* [GIVEN EXERCISE]:
Everything from the line with "Recreate this image" through the line with "plt.rcParams['mathtext.bf'] = 'Liberation" should be repeated exactly, both of those lines included, and nothing else.

* [MATERIALS PROVIDED]:
▼

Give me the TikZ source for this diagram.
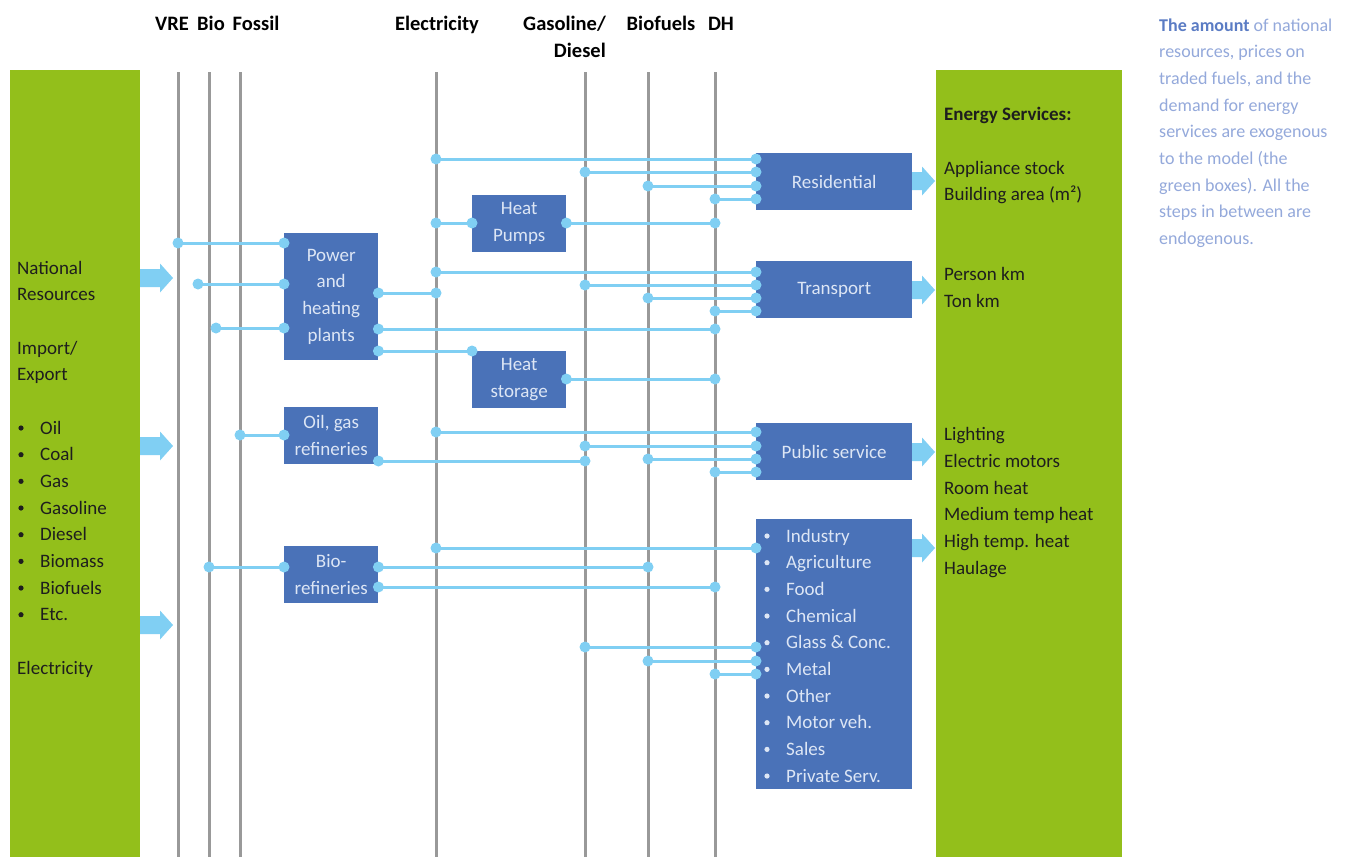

▲
▼

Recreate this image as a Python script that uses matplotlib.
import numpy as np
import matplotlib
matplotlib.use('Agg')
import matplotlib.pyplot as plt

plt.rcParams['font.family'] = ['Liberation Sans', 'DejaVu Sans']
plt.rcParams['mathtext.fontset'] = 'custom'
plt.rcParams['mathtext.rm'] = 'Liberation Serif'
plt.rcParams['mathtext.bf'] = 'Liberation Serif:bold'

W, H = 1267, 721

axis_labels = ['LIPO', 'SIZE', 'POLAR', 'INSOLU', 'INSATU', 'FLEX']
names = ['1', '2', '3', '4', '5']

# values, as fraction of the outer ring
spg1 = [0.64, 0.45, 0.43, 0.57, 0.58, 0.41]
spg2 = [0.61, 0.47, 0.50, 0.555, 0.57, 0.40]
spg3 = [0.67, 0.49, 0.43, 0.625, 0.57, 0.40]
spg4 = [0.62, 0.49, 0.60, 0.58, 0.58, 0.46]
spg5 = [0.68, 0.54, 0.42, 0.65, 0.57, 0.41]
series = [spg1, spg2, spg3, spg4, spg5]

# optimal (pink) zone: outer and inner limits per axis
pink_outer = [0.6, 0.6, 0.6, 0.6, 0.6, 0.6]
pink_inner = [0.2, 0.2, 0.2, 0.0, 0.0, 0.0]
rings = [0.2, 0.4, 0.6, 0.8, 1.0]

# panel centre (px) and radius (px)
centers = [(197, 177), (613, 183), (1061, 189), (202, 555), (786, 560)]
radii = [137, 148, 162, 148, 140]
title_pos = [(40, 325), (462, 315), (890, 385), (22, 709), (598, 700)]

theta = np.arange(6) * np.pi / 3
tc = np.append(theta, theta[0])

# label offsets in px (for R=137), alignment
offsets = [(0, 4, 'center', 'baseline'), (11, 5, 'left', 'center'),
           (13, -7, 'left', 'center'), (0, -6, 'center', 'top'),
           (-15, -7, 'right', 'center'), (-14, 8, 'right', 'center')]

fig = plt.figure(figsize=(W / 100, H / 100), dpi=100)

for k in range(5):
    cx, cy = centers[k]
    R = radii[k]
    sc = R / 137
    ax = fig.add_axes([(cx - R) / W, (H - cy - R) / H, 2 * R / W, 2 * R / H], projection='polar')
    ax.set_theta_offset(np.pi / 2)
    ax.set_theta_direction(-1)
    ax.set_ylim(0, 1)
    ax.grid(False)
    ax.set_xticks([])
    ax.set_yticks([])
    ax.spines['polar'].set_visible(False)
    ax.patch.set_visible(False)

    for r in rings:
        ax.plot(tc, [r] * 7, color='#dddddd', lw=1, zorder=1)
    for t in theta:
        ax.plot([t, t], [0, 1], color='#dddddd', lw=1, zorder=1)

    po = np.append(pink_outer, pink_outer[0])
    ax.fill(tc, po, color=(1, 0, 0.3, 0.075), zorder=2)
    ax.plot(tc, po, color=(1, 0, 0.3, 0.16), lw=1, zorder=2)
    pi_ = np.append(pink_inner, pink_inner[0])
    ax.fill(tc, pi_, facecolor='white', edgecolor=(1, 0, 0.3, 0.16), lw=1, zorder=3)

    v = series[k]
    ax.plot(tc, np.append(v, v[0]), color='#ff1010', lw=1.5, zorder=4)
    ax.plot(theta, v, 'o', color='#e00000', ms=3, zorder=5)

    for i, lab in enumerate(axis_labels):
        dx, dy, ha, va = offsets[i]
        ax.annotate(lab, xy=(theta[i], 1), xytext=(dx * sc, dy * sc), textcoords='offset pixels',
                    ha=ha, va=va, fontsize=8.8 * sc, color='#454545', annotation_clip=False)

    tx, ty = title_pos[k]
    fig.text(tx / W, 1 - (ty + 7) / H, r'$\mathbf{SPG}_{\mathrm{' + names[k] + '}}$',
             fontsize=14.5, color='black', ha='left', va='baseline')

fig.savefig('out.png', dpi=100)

▲

* [WORKED SOLUTION]:
Recreate this image as a Python script that uses matplotlib.
import numpy as np
import matplotlib
matplotlib.use('Agg')
import matplotlib.pyplot as plt

plt.rcParams['font.family'] = ['Liberation Sans', 'DejaVu Sans']
plt.rcParams['mathtext.fontset'] = 'custom'
plt.rcParams['mathtext.rm'] = 'Liberation Serif'
plt.rcParams['mathtext.bf'] = 'Liberation Serif:bold'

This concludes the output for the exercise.